Mental health philanthropy also lags behind because its needs are complex, its outcomes harder to measure and the issues themselves often invisible. Unlike a hospital wing or vaccination drive, mental healthcare rarely offers quick, tangible wins or legacy projects. Progress is incremental, long-term and difficult to quantify, making it less appealing to donors seeking visible impact. At the same time, other health and social causes benefit from clearer metrics, stronger advocacy and established global campaigns, while cultural attitudes still frame mental illness as a private or moral issue rather than a public health priority.
The evidence for investment, however, could not be more robust: investing in mental health offers one of the highest returns in global health. The WHO and World Bank estimate that every dollar spent on mental health yields four dollars in improved health and productivity. Beyond this measurable return, the ripple effects are even greater: healthier workforces, better educational outcomes, reduced healthcare costs from untreated physical conditions and fewer burdens on social services and systems. Cru-cially, supporting mental health also has intergenerational benefits, improving child development and breaking cycles of disadvantage.
If we are to disrupt this pattern, mental health giving must be reframed as compelling, urgent and aspirational.
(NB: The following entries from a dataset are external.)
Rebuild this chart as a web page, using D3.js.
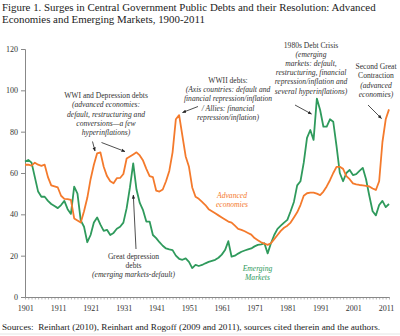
<!DOCTYPE html>
<html><head><meta charset="utf-8">
<script src="https://cdn.jsdelivr.net/npm/d3@7"></script>
<style>
body{margin:0;background:#fff;}
svg{display:block;font-family:"Liberation Serif","Times New Roman",serif;}
</style></head>
<body><svg id="c" width="400" height="336"></svg>
<script>
const years = d3.range(1900, 2012);
const advanced = [64,64,63.6,65,64,63.5,64,58,54,53.5,53,49,47.5,47.4,47,38,37,36,41.5,48,
57,64,69.5,70,63,58.5,56,55,57.5,57.6,59.5,67,68,69,70,68.5,66,62,58.5,58,
51.5,51,52,56,61,70,86,88,78,68,63,53,48.5,47.5,46,44.5,42.5,41.5,40.5,39.5,
38.5,37.5,36.5,36,34.5,33,32.5,31.8,31,30.2,28.5,27.5,26.5,25.8,25.2,26,28,30,32,33.5,
34.5,36,38.5,41,44.5,49,50.2,50.5,50.5,50,49.3,51,53.5,56.5,60,63,63,62,58.5,57,
55,54.5,54.2,54,53.8,53.5,52.5,51.8,56,75,86,90.8];
const emerging = [65.5,66.3,65,58,51,48.5,48.5,46.5,45,44,43,44.5,46.5,42.5,40.2,53.4,50,37,34,26.5,
30,36,38.5,35,32,32.5,30,31,33,34,36,43,53,64.7,52,45.5,42,36.5,36.5,30,
28.5,26.5,24.8,23.5,23,22.7,20,18.5,18,18.7,17,14,15.5,15,15.5,16.3,17,17.5,18,19,
20.5,22.7,27,19.5,20,21,21.9,22.5,23,23.5,24.5,25.2,25.5,26,21.1,26,30,33,34.5,36,
37.3,41.5,46,54,56,65,77,80.8,76,96,90.5,82.4,82.4,86,84.8,73,60,56,60,61.5,
59,59.5,61,62.5,57,49,41.5,39.5,44.5,46.5,43.5,45];
const yTicks = [0,20,40,60,80,100,120];
const xLabels = [1901,1911,1921,1931,1941,1951,1961,1971,1981,1991,2001,2011];
const titleLines = ["Figure 1. Surges in Central Government Public Debts and their Resolution: Advanced",
  "Economies and Emerging Markets, 1900-2011"];
const sourceText = "Sources:  Reinhart (2010), Reinhart and Rogoff (2009 and 2011), sources cited therein and the authors.";

const ORANGE = "#f47a2c", GREEN = "#2f9a5c";
const svg = d3.select("#c");
const x = d3.scaleLinear().domain([1900, 2011]).range([25, 389]);
const y = d3.scaleLinear().domain([0, 120]).range([297, 49]);

svg.append("defs").append("marker").attr("id","ah").attr("viewBox","0 0 10 10")
  .attr("refX",9).attr("refY",5).attr("markerWidth",5).attr("markerHeight",5).attr("orient","auto")
  .append("path").attr("d","M0,1 L10,5 L0,9 Z").attr("fill","#222");

// title
svg.append("g").selectAll("text").data(titleLines).join("text")
  .attr("x",2).attr("y",(d,i)=>11+i*11.5).attr("font-size","10.9px").attr("fill","#222").text(d=>d);

// y axis
const ya = svg.append("g").attr("transform","translate(25,0)")
  .call(d3.axisLeft(y).tickValues(yTicks).tickSize(4).tickPadding(3));
ya.select(".domain").attr("stroke","#888");
ya.selectAll(".tick line").attr("stroke","#888");
ya.selectAll(".tick text").attr("font-family","Liberation Serif").attr("font-size","8px").attr("fill","#333");

// x axis
const xa = svg.append("g").attr("transform","translate(0,297)")
  .call(d3.axisBottom(x).tickValues(years).tickSize(2.5).tickSizeOuter(0).tickFormat(""));
xa.select(".domain").attr("stroke","#888");
xa.selectAll(".tick line").attr("stroke","#888").attr("stroke-width",0.6);
svg.append("g").selectAll("text").data(xLabels).join("text")
  .attr("x",d=>x(d)-2.5).attr("y",311).attr("text-anchor","middle")
  .attr("font-size","8px").attr("fill","#333").text(d=>d);

// lines
const line = d3.line().x((d,i)=>x(years[i])).y(d=>y(d));
svg.append("path").datum(emerging).attr("d",line).attr("fill","none")
  .attr("stroke",GREEN).attr("stroke-width",1.8).attr("stroke-linejoin","round");
svg.append("path").datum(advanced).attr("d",line).attr("fill","none")
  .attr("stroke",ORANGE).attr("stroke-width",1.8).attr("stroke-linejoin","round");

// annotations
function block(lines, cx, y0, dy, fill){
  const g = svg.append("g");
  lines.forEach((l,i)=>{
    g.append("text").attr("x",cx).attr("y",y0+i*dy).attr("text-anchor","middle")
      .attr("font-size","7.6px").attr("fill",fill||"#333")
      .attr("font-style",l[1]?"italic":"normal").text(l[0]);
  });
}
block([["WWI and Depression debts",0],["(advanced economies:",1],["default, restructuring and",1],["conversions\u2014a few",1],["hyperinflations)",1]],106,98,9.3);
block([["WWII debts:",0],["(Axis countries: default and",1],["financial repression/inflation",1],["/ Allies: financial",1],["repression/inflation)",1]],228,83,9.2);
block([["1980s Debt Crisis",0],["(emerging",1],["markets: default,",1],["restructuring, financial",1],["repression/inflation and",1],["several hyperinflations)",1]],311,47.5,9.2);
block([["Second Great",0],["Contraction",0],["(advanced",1],["economies)",1]],376,68.5,9.5);
block([["Great depression",0],["debts",0],["(emerging markets-default)",1]],133.5,258.5,9.2);
block([["Advanced",1],["economies",1]],232,197.5,9,ORANGE);
block([["Emerging",1],["Markets",1]],257.5,270.5,9,GREEN);

const arrows = [[92.5,141.5,95,151],[101.5,142.5,125,151.5],[198,106.5,182.5,112.5],
  [295,105,311.5,114],[368,105,381.5,118.5],[136,249,133.3,195]];
svg.append("g").selectAll("line").data(arrows).join("line")
  .attr("x1",d=>d[0]).attr("y1",d=>d[1]).attr("x2",d=>d[2]).attr("y2",d=>d[3])
  .attr("stroke","#222").attr("stroke-width",0.8).attr("marker-end","url(#ah)");

// sources
svg.append("text").attr("x",2).attr("y",330).attr("font-size","9.2px").attr("fill","#222")
  .attr("xml:space","preserve").style("white-space","pre").text(sourceText);
svg.append("line").attr("x1",0).attr("x2",400).attr("y1",334).attr("y2",334).attr("stroke","#e4e4e4");
</script></body></html>
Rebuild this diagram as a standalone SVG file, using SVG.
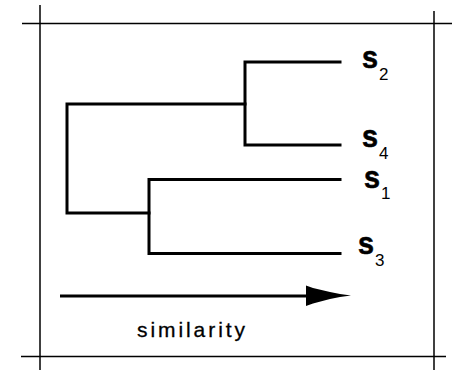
<svg xmlns="http://www.w3.org/2000/svg" width="452" height="370" viewBox="0 0 452 370">
  <style>
    .frame { stroke: #000; stroke-width: 1.5; fill: none; }
    .branch { stroke: #000; stroke-width: 3; fill: none; stroke-linecap: square; stroke-linejoin: miter; }
    .leaf { font-family: "Liberation Sans", Arial, sans-serif; font-weight: bold; font-size: 32px; fill: #000; stroke: #000; stroke-width: 0.6; }
    .sub { font-family: "Liberation Sans", Arial, sans-serif; font-size: 17px; fill: #000; }
    .axis-label { font-family: "Liberation Sans", Arial, sans-serif; font-size: 21px; fill: #000; stroke: #000; stroke-width: 0.3; }
  </style>
  <rect x="0" y="0" width="452" height="370" fill="#fff"/>

  <!-- crop-mark frame -->
  <g id="frame">
    <line class="frame" x1="22" y1="23.5" x2="452" y2="23.5"/>
    <line class="frame" x1="21" y1="356.5" x2="446" y2="356.5"/>
    <line class="frame" x1="40" y1="5" x2="40" y2="370"/>
    <line class="frame" x1="434" y1="11" x2="434" y2="370"/>
  </g>

  <!-- dendrogram branches -->
  <g id="connectors">
    <path class="branch" d="M340,62 H245 V145 H340"/>
    <path class="branch" d="M245,104 H67 V213 H149"/>
    <path class="branch" d="M340,179.5 H149 V253.5 H340"/>
  </g>

  <!-- leaves -->
  <g id="s2">
    <text class="leaf" x="362" y="68" textLength="16" lengthAdjust="spacingAndGlyphs">s</text>
    <text class="sub" x="379" y="80">2</text>
  </g>
  <g id="s4">
    <text class="leaf" x="362" y="147" textLength="16" lengthAdjust="spacingAndGlyphs">s</text>
    <text class="sub" x="379" y="159">4</text>
  </g>
  <g id="s1">
    <text class="leaf" x="364" y="188" textLength="16" lengthAdjust="spacingAndGlyphs">s</text>
    <text class="sub" x="381" y="199">1</text>
  </g>
  <g id="s3">
    <text class="leaf" x="358" y="254" textLength="16" lengthAdjust="spacingAndGlyphs">s</text>
    <text class="sub" x="375" y="266">3</text>
  </g>

  <!-- similarity axis -->
  <g id="axis">
    <line x1="60" y1="296" x2="310" y2="296" stroke="#000" stroke-width="3"/>
    <polygon points="306,285.5 313,288 330,292 340,294 351,295.5 340,297 330,299 313,303.5 306,306" fill="#000"/>
    <text class="axis-label" x="137" y="337" textLength="108" lengthAdjust="spacing">similarity</text>
  </g>
</svg>
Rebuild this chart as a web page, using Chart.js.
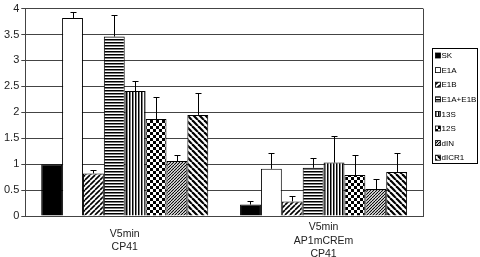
<!DOCTYPE html>
<html><head><meta charset="utf-8">
<script src="https://cdn.jsdelivr.net/npm/chart.js@4/dist/chart.umd.min.js"></script>
<style>html,body{margin:0;padding:0;background:#fff}#wrap{width:480px;height:257px}</style>
</head><body><div id="wrap"><canvas id="c"></canvas></div>
<script>
const categories = [["V5min","CP41"],["V5min","AP1mCREm","CP41"]];
const seriesNames = ["SK","E1A","E1B","E1A+E1B","13S","12S","dIN","dICR1"];
const SK = [1.0, 0.22];
const E1A = [3.82, 0.91];
const E1B = [0.82, 0.28];
const E1A_E1B = [3.46, 0.93];
const S13 = [2.41, 1.03];
const S12 = [1.87, 0.79];
const dIN = [1.06, 0.52];
const dICR1 = [1.95, 0.85];
const errSK = [0, 0.06];
const errE1A = [0.12, 0.30];
const errE1B = [0.07, 0.10];
const errE1A_E1B = [0.41, 0.18];
const err13S = [0.20, 0.51];
const err12S = [0.43, 0.38];
const errdIN = [0.11, 0.20];
const errdICR1 = [0.43, 0.37];
const yTicks = [0,0.5,1,1.5,2,2.5,3,3.5,4];

const values = [SK,E1A,E1B,E1A_E1B,S13,S12,dIN,dICR1];
const errors = [errSK,errE1A,errE1B,errE1A_E1B,err13S,err12S,errdIN,errdICR1];

function tile(w,h,draw){
  const c=document.createElement('canvas');c.width=w;c.height=h;
  const x=c.getContext('2d');x.fillStyle='#fff';x.fillRect(0,0,w,h);
  x.fillStyle='#000';x.strokeStyle='#000';draw(x,w,h);
  return x.createPattern(c,'repeat');
}
function diag(p,lw,up){
  return tile(p,p,(x,w,h)=>{
    x.lineWidth=lw;
    for(let k=-p;k<=p;k+=p){
      x.beginPath();
      if(up){x.moveTo(k,p);x.lineTo(k+p,0);}else{x.moveTo(k,0);x.lineTo(k+p,p);}
      x.stroke();
    }
  });
}
const fills = [
  '#000',
  '#fff',
  diag(5,1.6,true),
  tile(1,3,(x)=>{x.fillRect(0,0,1,1.5);}),
  tile(3,1,(x)=>{x.fillRect(0,0,1.5,1);}),
  tile(6,6,(x)=>{x.fillRect(0,0,3,3);x.fillRect(3,3,3,3);}),
  diag(3,1.1,true),
  diag(6,2.2,false)
];

const datasets = seriesNames.map((n,i)=>({
  label:n, data:values[i], err:errors[i],
  backgroundColor:fills[i], borderColor:'#000', borderWidth:1
}));

const errPlugin={id:'err',afterDatasetsDraw(chart){
  const c=chart.ctx, y=chart.scales.y;
  c.save();c.strokeStyle='#000';c.lineWidth=1;
  chart.data.datasets.forEach((ds,i)=>{
    const meta=chart.getDatasetMeta(i);
    meta.data.forEach((el,j)=>{
      const e=ds.err[j]; if(!e) return;
      const yt=y.getPixelForValue(ds.data[j]+e);
      const x=Math.round(el.x)+0.5;
      c.beginPath();c.moveTo(x,el.y);c.lineTo(x,Math.round(yt)+0.5);
      c.moveTo(x-3,Math.round(yt)+0.5);c.lineTo(x+3,Math.round(yt)+0.5);c.stroke();
    });
  });
  c.restore();
}};
const framePlugin={id:'frame',afterDraw(chart){
  const a=chart.chartArea,c=chart.ctx;
  c.save();c.strokeStyle='#444';c.lineWidth=1;
  c.beginPath();c.moveTo(Math.round(a.right)+0.5,a.top);c.lineTo(Math.round(a.right)+0.5,a.bottom);c.stroke();
  // legend
  const lx=Math.round(a.right)+9.5, ly=48.5, lw=45, lh=115;
  c.strokeStyle='#000';c.strokeRect(lx,ly,lw,lh);
  c.font='8px "Liberation Sans", Arial, sans-serif';c.textBaseline='middle';c.fillStyle='#000';
  chart.data.datasets.forEach((ds,i)=>{
    const yy=ly+7+i*14.6;
    c.fillStyle=ds.backgroundColor;c.fillRect(lx+3,yy-2.5,5,5);
    c.strokeStyle='#000';c.lineWidth=0.8;c.strokeRect(lx+3,yy-2.5,5,5);
    c.fillStyle='#000';c.fillText(ds.label,lx+9,yy+0.5);
  });
  c.restore();
}};

new Chart(document.getElementById('c'),{
  type:'bar',
  data:{labels:categories,datasets},
  options:{
    responsive:true,maintainAspectRatio:false,animation:false,
    layout:{padding:{left:2,right:57,top:-2,bottom:0}},
    plugins:{legend:{display:false},tooltip:{enabled:false}},
    datasets:{bar:{categoryPercentage:0.84,barPercentage:1}},
    scales:{
      x:{grid:{display:false},border:{color:'#444'},
        afterFit(s){s.height=41;},
        ticks:{color:'#222',padding:3,crossAlign:'center',maxRotation:0,
          font:{family:'"Liberation Sans", Arial, sans-serif',size:10.5,lineHeight:1.3}}},
      y:{min:0,max:4,afterBuildTicks(s){s.ticks=yTicks.map(v=>({value:v}));},
        grid:{color:'#444',tickLength:4},border:{color:'#444'},
        ticks:{color:'#222',padding:2,callback:v=>String(v),
          font:{family:'"Liberation Sans", Arial, sans-serif',size:11}}}
    }
  },
  plugins:[errPlugin,framePlugin]
});
</script></body></html>
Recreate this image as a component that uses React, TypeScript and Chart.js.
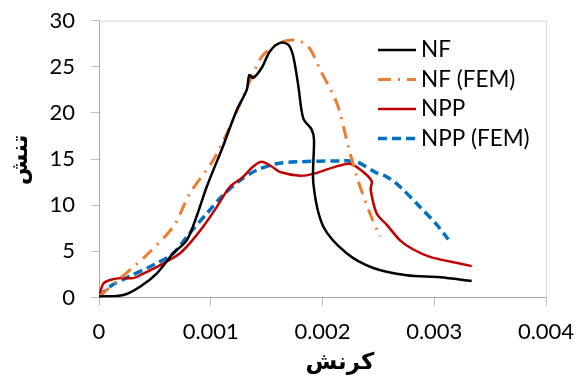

That means creating national visibility campaigns with powerful symbols, high-profile events and respected ambassadors so that giving towards mental health feels impactful and worthy.
It also means channelling funds into evidence-based interventions — such as task-shifting programmes that enable front-line health workers to deliver basic care, mental health literacy initiatives that raise awareness and quality suicide helplines that provide immediate support. Businesses, too, must become partners in this effort by investing in wellness programmes not only as a matter of corporate responsibility but as a sound economic strategy that directly boosts productivity and talent retention. And finally, philanthropy must be made collective: pooled funds and endowments can offer visibility, scale and sustainability, reassuring donors that they are contributing to a larger national movement.
Philanthropy has always had the power to change narratives. It did so for education, for healthcare, for poverty alleviation. It can do the same for mental health, but only if donors are willing to overcome stigma and embrace the truth, that investing in minds is urgent and imperative. Each individual who speaks up matters, and each rupee raised helps: it brings hope, momentum and courage to the space.
With one in four Pakistanis suffering from a mental health disorder, this is not a hidden issue. It touches every family, every workplace and every community. Continuing to ignore is not only myopic. It is shameful.
The writer is a consultant child, adolescent and adult psychiatrist and founder & CEO at Synapse Pakistan Neuroscience Institute.